Its chairman and managing director Dr Chiu Hong Keong says FY18 was the worst financial performance for the piling, geotechnical and substructure specialist contractor thus far. He attributed it to tough conditions in the Malaysian construction industry.

“FY18 was a [bad year, results wise] for the group, as we faced competition in Malaysia from piling contractors from China who brought in a lot of capacity. However, we believe the worst is over [for Pintaras], at least for the time being, mainly because of our confidence in the Singapore market and what we can do there.

“We are hoping to [triple] our revenue to about RM300 million in FY19, driven by both our Singaporean and Malaysian order book, which stands at RM250 million at present. However, we think the revenue for Singapore would [outpace] our Malaysian business. For piling [works in Singapore], we believe demand is stronger than the capacity there,” he told reporters after the group’s annual general meeting today.

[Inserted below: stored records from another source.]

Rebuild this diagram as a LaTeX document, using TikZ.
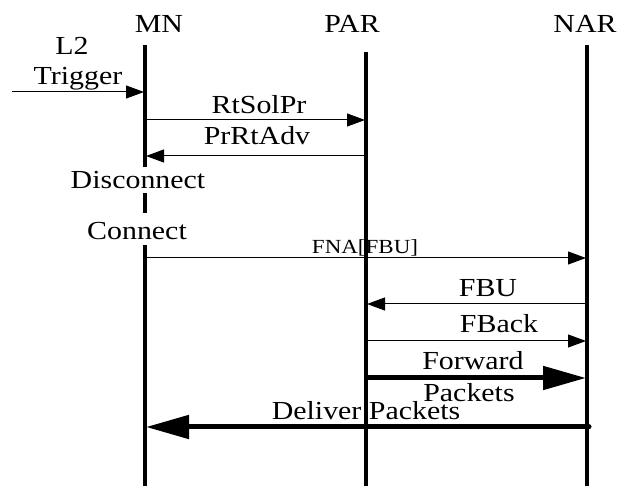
\documentclass[tikz,border=0pt]{standalone}
\usepackage{fontspec}
\setmainfont{Liberation Serif}[FakeStretch=1.15]
\usetikzlibrary{arrows.meta}
\begin{document}
\begin{tikzpicture}[x=1pt,y=-1pt,
  lbl/.style={anchor=base,inner sep=0pt,font=\fontsize{26}{29}\selectfont},
  small/.style={anchor=base,inner sep=0pt,font=\fontsize{20}{23}\selectfont},
  life/.style={line width=3.5pt},
  msg/.style={line width=1pt,-{Triangle[length=18pt,width=13pt]}},
  bigmsg/.style={line width=5pt,line cap=round,-{Triangle[length=43pt,width=23pt]}}]
\useasboundingbox (0,0) rectangle (630,486);
% headers
\node[lbl] (mnT) at (159,33) {MN};
\node[lbl] (parT) at (352,33) {PAR};
\node[lbl] (narT) at (585,33) {NAR};
% lifeline points
\coordinate (mn0) at (145,45);
\coordinate (mn1) at (145,167);
\coordinate (mn2) at (145,193);
\coordinate (mn3) at (145,213);
\coordinate (mn4) at (145,245);
\coordinate (mnB) at (145,486);
\coordinate (par0) at (366,52);
\coordinate (parB) at (366,486);
\coordinate (nar0) at (587,45);
\coordinate (narB) at (587,486);
\draw[life] (mn0) -- (mn1);
\draw[life] (mn2) -- (mn3);
\draw[life] (mn4) -- (mnB);
\draw[life] (par0) -- (parB);
\draw[life] (nar0) -- (narB);
% message end points
\coordinate (trS) at (12,92);   \coordinate (trE) at (144,92);
\coordinate (rsS) at (146,120); \coordinate (rsE) at (365,120);
\coordinate (paS) at (366,156); \coordinate (paE) at (146,156);
\coordinate (fnS) at (146,258); \coordinate (fnE) at (586,258);
\coordinate (fuS) at (587,304); \coordinate (fuE) at (367,304);
\coordinate (fbS) at (367,341); \coordinate (fbE) at (586,341);
\coordinate (fwS) at (367,378); \coordinate (fwE) at (586,378);
\coordinate (dlS) at (589,427); \coordinate (dlE) at (146,427);
\draw[msg] (trS) -- (trE);
\draw[msg] (rsS) -- (rsE);
\draw[msg] (paS) -- (paE);
\draw[msg] (fnS) -- (fnE);
\draw[msg] (fuS) -- (fuE);
\draw[msg] (fbS) -- (fbE);
\draw[bigmsg] (fwS) -- (fwE);
\draw[bigmsg] (dlS) -- (dlE);
% labels
\node[lbl] (l2) at (72,55) {L2};
\node[lbl] (trig) at (78,85) {Trigger};
\node[lbl] (rts) at (259,114) {RtSolPr};
\node[lbl] (pra) at (257,145) {PrRtAdv};
\node[lbl] (disc) at (138,189) {Disconnect};
\node[lbl] (conn) at (137,240) {Connect};
\node[small] (fna) at (365,254) {FNA[FBU]};
\node[lbl] (fbu) at (488,297) {FBU};
\node[lbl] (fback) at (499,333) {FBack};
\node[lbl] (fwd) at (473,370) {Forward};
\node[lbl] (pk) at (469,402) {Packets};
\node[lbl] (dlv) at (366,420) {Deliver Packets};
\end{tikzpicture}
\end{document}
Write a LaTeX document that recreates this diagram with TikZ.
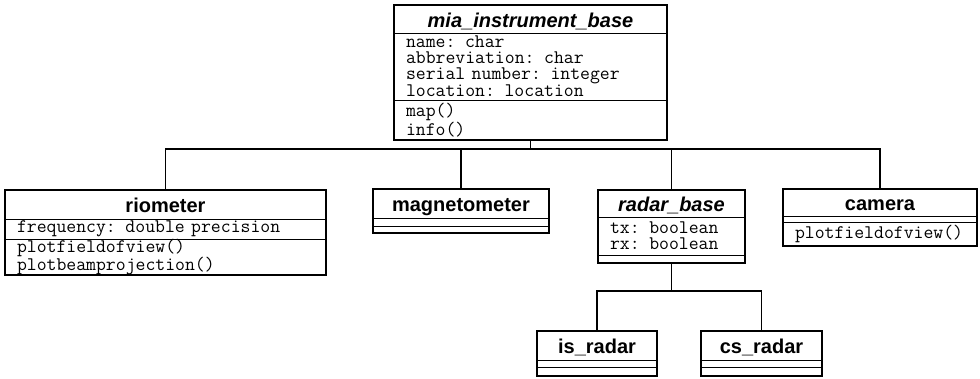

The group’s Singaporean operations refers to Pintary International Pte Ltd, a Singapore-based piling contractor which the group had acquired on Aug 3, 2018 for S$5.6 million from Pintary Holdings Pte Ltd, which is controlled by Chiu and his family.

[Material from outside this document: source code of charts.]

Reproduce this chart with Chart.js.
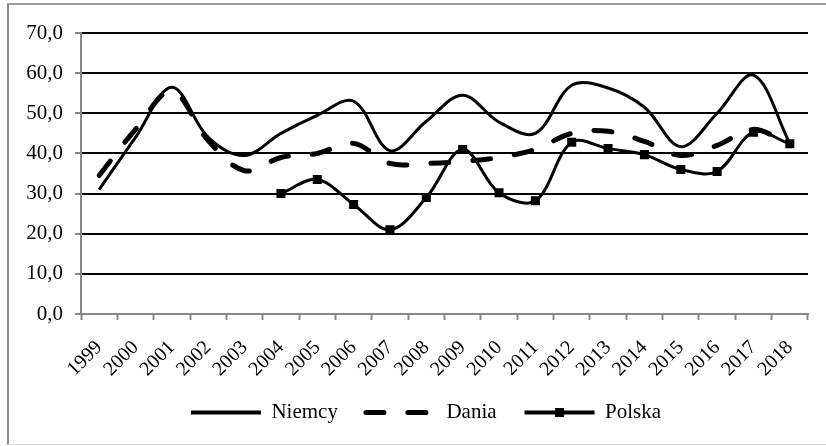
<!DOCTYPE html>
<html>
<head>
<meta charset="utf-8">
<script src="https://cdn.jsdelivr.net/npm/chart.js@4"></script>
<style>
  html, body { margin: 0; padding: 0; background: #fff; overflow: hidden; }
  #wrap { position: relative; width: 826px; height: 446px; overflow: hidden; }
  #frame {
    position: absolute; left: 7px; top: 3px; width: 840px; height: 442px;
    border-left: 2px solid #8a8a8a; border-top: 2px solid #9a9a9a; border-bottom: 1px solid #dedede;
    box-sizing: border-box;
  }
  canvas { position: absolute; left: 0; top: 0; }
</style>
</head>
<body>
<div id="wrap">
  <div id="frame"></div>
  <canvas id="chart" width="826" height="446"></canvas>
</div>
<script>
const years = ['1999', '2000', '2001', '2002', '2003', '2004', '2005', '2006', '2007', '2008',
  '2009', '2010', '2011', '2012', '2013', '2014', '2015', '2016', '2017', '2018']
const niemcy = [31, 44, 56.5, 44, 39.5, 45, 49.5, 53, 40.7, 48, 54.5, 47.8, 45, 57, 56.3, 51.5, 41.7, 50, 59.5, 42.5]
const dania = [34.5, 46, 55.5, 43.2, 35.7, 39, 40, 42.5, 37.5, 37.5, 38, 39, 41, 45, 45.5, 43, 39.5, 42, 46, 42]
const polska = [null, null, null, null, null, 30, 33.5, 27.3, 21, 29, 41, 30.2, 28.2, 42.8, 41.2, 39.7, 36, 35.5, 45.3, 42.4]
const yTicks = [0, 10, 20, 30, 40, 50, 60, 70]

const serif = '"Liberation Serif", "Times New Roman", serif'
const axisGray = '#878787'

// legenda: przesuniecie i kwadracik dla Polski
const legendFix = {
  id: 'legendFix',
  afterLayout(chart) {
    const lg = chart.legend
    lg.left += 22; lg.right += 22
    lg.top -= 13; lg.bottom -= 13
  },
  afterDraw(chart) {
    const hb = chart.legend.legendHitBoxes[2]
    if (!hb) return
    const ctx = chart.ctx
    ctx.save()
    ctx.fillStyle = '#000'
    ctx.fillRect(hb.left + 35 - 4.5, hb.top + hb.height / 2 - 4.5, 9, 9)
    ctx.restore()
  }
}

new Chart(document.getElementById('chart'), {
  type: 'line',
  data: {
    labels: years,
    datasets: [
      { label: 'Niemcy', data: niemcy, borderColor: '#000', borderWidth: 3, pointRadius: 0, tension: 0.35 },
      { label: 'Dania', data: dania, borderColor: '#000', borderWidth: 5, borderDash: [18, 24],
        borderCapStyle: 'round', pointRadius: 0, tension: 0.35 },
      { label: 'Polska', data: polska, borderColor: '#000', borderWidth: 3, pointStyle: 'rect',
        pointRadius: 6.4, pointBackgroundColor: '#000', pointBorderWidth: 0, tension: 0.35 }
    ]
  },
  options: {
    responsive: false,
    animation: false,
    layout: { padding: { left: 0, right: 18, top: 33, bottom: 0 } },
    plugins: {
      tooltip: { enabled: false },
      legend: {
        position: 'bottom',
        labels: {
          font: { family: serif, size: 21 }, color: '#000', usePointStyle: true, pointStyleWidth: 70, padding: 28,
          generateLabels(chart) {
            const items = Chart.defaults.plugins.legend.labels.generateLabels(chart)
            return items.map((it, i) => Object.assign(it, {
              pointStyle: 'line', fillStyle: 'rgba(0,0,0,0)', strokeStyle: '#000',
              lineWidth: i === 1 ? 5 : 4,
              lineDash: chart.data.datasets[i].borderDash || [],
              lineCap: i === 1 ? 'round' : 'butt'
            }))
          }
        }
      }
    },
    scales: {
      x: {
        offset: true,
        grid: { offset: true, drawOnChartArea: false, tickLength: 6, tickColor: axisGray, tickWidth: 2 },
        border: { color: axisGray, width: 2 },
        ticks: { font: { family: serif, size: 20 }, color: '#000', maxRotation: 45, minRotation: 45, autoSkip: false, padding: 16 },
        afterFit(s) { s.height = 73 }
      },
      y: {
        min: 0, max: 70,
        afterBuildTicks(s) { s.ticks = yTicks.map(v => ({ value: v })) },
        grid: {
          color: c => (c.tick && c.tick.value === 0 ? axisGray : '#000'),
          lineWidth: 2, tickLength: 6, tickColor: axisGray, tickWidth: 2
        },
        border: { color: axisGray, width: 2 },
        ticks: { font: { family: serif, size: 21 }, color: '#000', padding: 12, callback: v => v.toFixed(1).replace('.', ',') },
        afterFit(s) { s.width = 81 }
      }
    }
  },
  plugins: [legendFix]
})
</script>
</body>
</html>
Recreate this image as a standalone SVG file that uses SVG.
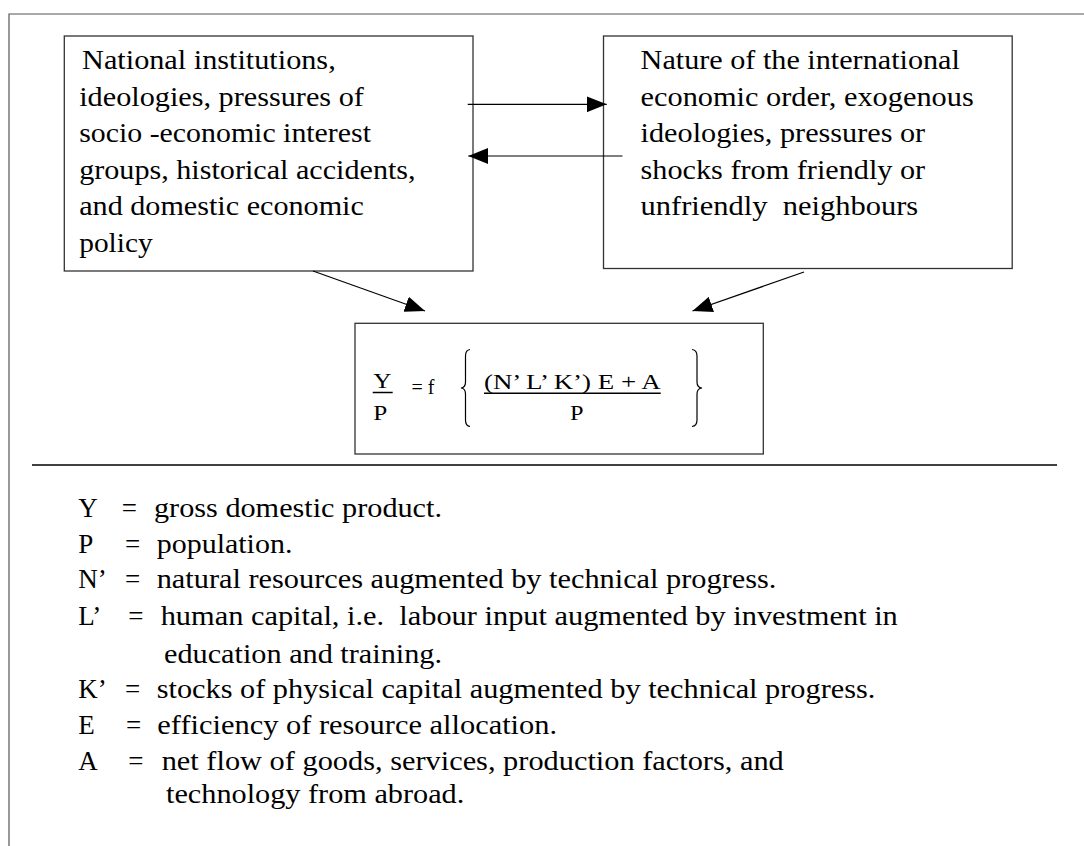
<svg xmlns="http://www.w3.org/2000/svg" width="1084" height="846" viewBox="0 0 1084 846" font-family="'Liberation Serif','Times New Roman',serif">
<defs>
<style>
text{font-family:"Liberation Serif","Times New Roman",serif;fill:#000;white-space:pre}
.b{font-size:27px}
.f{font-size:20px}
.box{fill:#fff;stroke:#333;stroke-width:1.3}
.con{stroke:#000;stroke-width:1.2;fill:none}
</style>
<marker id="ah" markerUnits="userSpaceOnUse" markerWidth="20" markerHeight="16" refX="20" refY="8" orient="auto">
<path d="M0,0 L20,8 L0,16 z" fill="#000"/>
</marker>
</defs>
<rect width="1084" height="846" fill="#fff"/>
<g id="frame">
<path d="M9,846 V14 H1084" fill="none" stroke="#555" stroke-width="1.2"/>
<line x1="32" y1="465" x2="1057" y2="465" stroke="#000" stroke-width="1.5"/>
</g>
<g id="node-domestic">
<rect class="box" x="64.3" y="36" width="408.7" height="235"/>
<text class="b" x="82.1" y="69" textLength="253.6" lengthAdjust="spacingAndGlyphs">National institutions,</text>
<text class="b" x="79.2" y="105.5" textLength="284.7" lengthAdjust="spacingAndGlyphs">ideologies, pressures of</text>
<text class="b" x="79.2" y="142" textLength="291.8" lengthAdjust="spacingAndGlyphs">socio -economic interest</text>
<text class="b" x="79.2" y="178.5" textLength="336.4" lengthAdjust="spacingAndGlyphs">groups, historical accidents,</text>
<text class="b" x="79.2" y="215" textLength="284.7" lengthAdjust="spacingAndGlyphs">and domestic economic</text>
<text class="b" x="79.2" y="251.5" textLength="73.5" lengthAdjust="spacingAndGlyphs">policy</text>
</g>
<g id="node-international">
<rect class="box" x="603.5" y="36" width="408.7" height="232.5"/>
<text class="b" x="640.6" y="69" textLength="319.3" lengthAdjust="spacingAndGlyphs">Nature of the international</text>
<text class="b" x="640.6" y="105.5" textLength="333.1" lengthAdjust="spacingAndGlyphs">economic order, exogenous</text>
<text class="b" x="640.6" y="142" textLength="284.6" lengthAdjust="spacingAndGlyphs">ideologies, pressures or</text>
<text class="b" x="640.6" y="178.5" textLength="284.6" lengthAdjust="spacingAndGlyphs">shocks from friendly or</text>
<text class="b" x="640.6" y="215" textLength="277.6" lengthAdjust="spacingAndGlyphs">unfriendly  neighbours</text>
</g>
<g id="node-formula">
<rect class="box" x="355" y="323.3" width="408.3" height="130.7"/>
<text class="f" x="373.3" y="388" textLength="18.3" lengthAdjust="spacingAndGlyphs">Y</text>
<line x1="372.7" y1="392.5" x2="392.7" y2="392.5" stroke="#000" stroke-width="1.5"/>
<text class="f" x="373.3" y="420" textLength="14" lengthAdjust="spacingAndGlyphs">P</text>
<text class="f" x="411.5" y="393.5">= f</text>
<path d="M470,349.5 Q465.5,350 465.5,356 V382 Q465.5,387.5 461,388 Q465.5,388.5 465.5,394 V420 Q465.5,426 470,426.5" fill="none" stroke="#000" stroke-width="1.2"/>
<text class="f" x="484" y="389" textLength="176.7" lengthAdjust="spacingAndGlyphs">(N’ L’ K’) E + A</text>
<line x1="484" y1="393.3" x2="660.7" y2="393.3" stroke="#000" stroke-width="1.5"/>
<text class="f" x="570" y="420" textLength="13.5" lengthAdjust="spacingAndGlyphs">P</text>
<path d="M692,349.5 Q697,350 697,356 V382 Q697,387.5 702,388 Q697,388.5 697,394 V420 Q697,426 692,426.5" fill="none" stroke="#000" stroke-width="1.2"/>
</g>
<g id="connectors">
<line class="con" x1="467.7" y1="104.3" x2="606.7" y2="104.3" marker-end="url(#ah)"/>
<line class="con" x1="622.5" y1="156" x2="468.3" y2="156" marker-end="url(#ah)"/>
<line class="con" x1="313" y1="271" x2="425" y2="311" marker-end="url(#ah)"/>
<line class="con" x1="804" y1="272" x2="692.5" y2="311" marker-end="url(#ah)"/>
</g>
<g id="legend">
<text class="b" x="78.3" y="516.7">Y</text>
<text class="b" x="121.7" y="516.7">=</text>
<text class="b" x="154" y="516.7" textLength="288" lengthAdjust="spacingAndGlyphs">gross domestic product.</text>
<text class="b" x="78.3" y="552.7">P</text>
<text class="b" x="125" y="552.7">=</text>
<text class="b" x="156.7" y="552.7" textLength="135.7" lengthAdjust="spacingAndGlyphs">population.</text>
<text class="b" x="78.3" y="588.3">N’</text>
<text class="b" x="125" y="588.3">=</text>
<text class="b" x="156.7" y="588.3" textLength="619.7" lengthAdjust="spacingAndGlyphs">natural resources augmented by technical progress.</text>
<text class="b" x="78.3" y="625">L’</text>
<text class="b" x="128.3" y="625">=</text>
<text class="b" x="160.7" y="625" textLength="737.1" lengthAdjust="spacingAndGlyphs">human capital, i.e.  labour input augmented by investment in</text>
<text class="b" x="164" y="663.3" textLength="278" lengthAdjust="spacingAndGlyphs">education and training.</text>
<text class="b" x="78.3" y="698.3">K’</text>
<text class="b" x="125" y="698.3">=</text>
<text class="b" x="156.7" y="698.3" textLength="718.7" lengthAdjust="spacingAndGlyphs">stocks of physical capital augmented by technical progress.</text>
<text class="b" x="78.3" y="734.3">E</text>
<text class="b" x="126" y="734.3">=</text>
<text class="b" x="157.3" y="734.3" textLength="399.8" lengthAdjust="spacingAndGlyphs">efficiency of resource allocation.</text>
<text class="b" x="78.3" y="770">A</text>
<text class="b" x="128.3" y="770">=</text>
<text class="b" x="161.7" y="770" textLength="622.1" lengthAdjust="spacingAndGlyphs">net flow of goods, services, production factors, and</text>
<text class="b" x="166" y="803.3" textLength="298.3" lengthAdjust="spacingAndGlyphs">technology from abroad.</text>
</g>
</svg>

Most of the group’s jobs in Singapore comprise works for the Housing and Development Board (HDB), the city state’s public housing authority whose over one million flats are home to over 80% of Singapore’s resident population, Chiu shared.

“Singapore’s construction market now is strong in many areas, with [many] infrastructure jobs coming in. In addition, the government is also going strong on HDB jobs and at the moment, half our jobs in Singapore are HDB-related, so we see the Singaporean construction industry continuing to remain strong at least for the next two to three years” he said.

Pintaras Jaya reported a 57% year on year drop in net profit to RM15.52 million in FY18, while revenue had more-than-halved to RM95.91 million in FY18, from RM193.74 million in FY17.

However, it is worth noting that the group has more breathing room, compared with some construction industry peers. As of June 2018, the group is in a net cash position of RM183 million, in addition to liquid assets (equities) worth about RM29 million. The group does not have any borrowings.

Chiu does not attribute this to any strategy, but said the group has been careful with how it controls its spending.

“I think it came about more from experience. In 1997, when we had the Asian Financial Crisis, we saw construction companies [with high borrowings] suffering, so we saw the value of not having debt, and it became a way of doing business.

“Also, when you are in a good financial position, you get good rates from suppliers and subcontractors,” Chiu said.

The group has been paying dividends every year since its listing in 1994, and its average yearly dividend payout ratio is 57%. The group paid a dividend per share of 20 sen in FY18. Based on its current share price of RM 2.31, this works out to a yield of 8.6%.

At 4.13pm, Pintaras was last traded at RM2.31, down 2 sen. Its market capitalisation was RM384 million.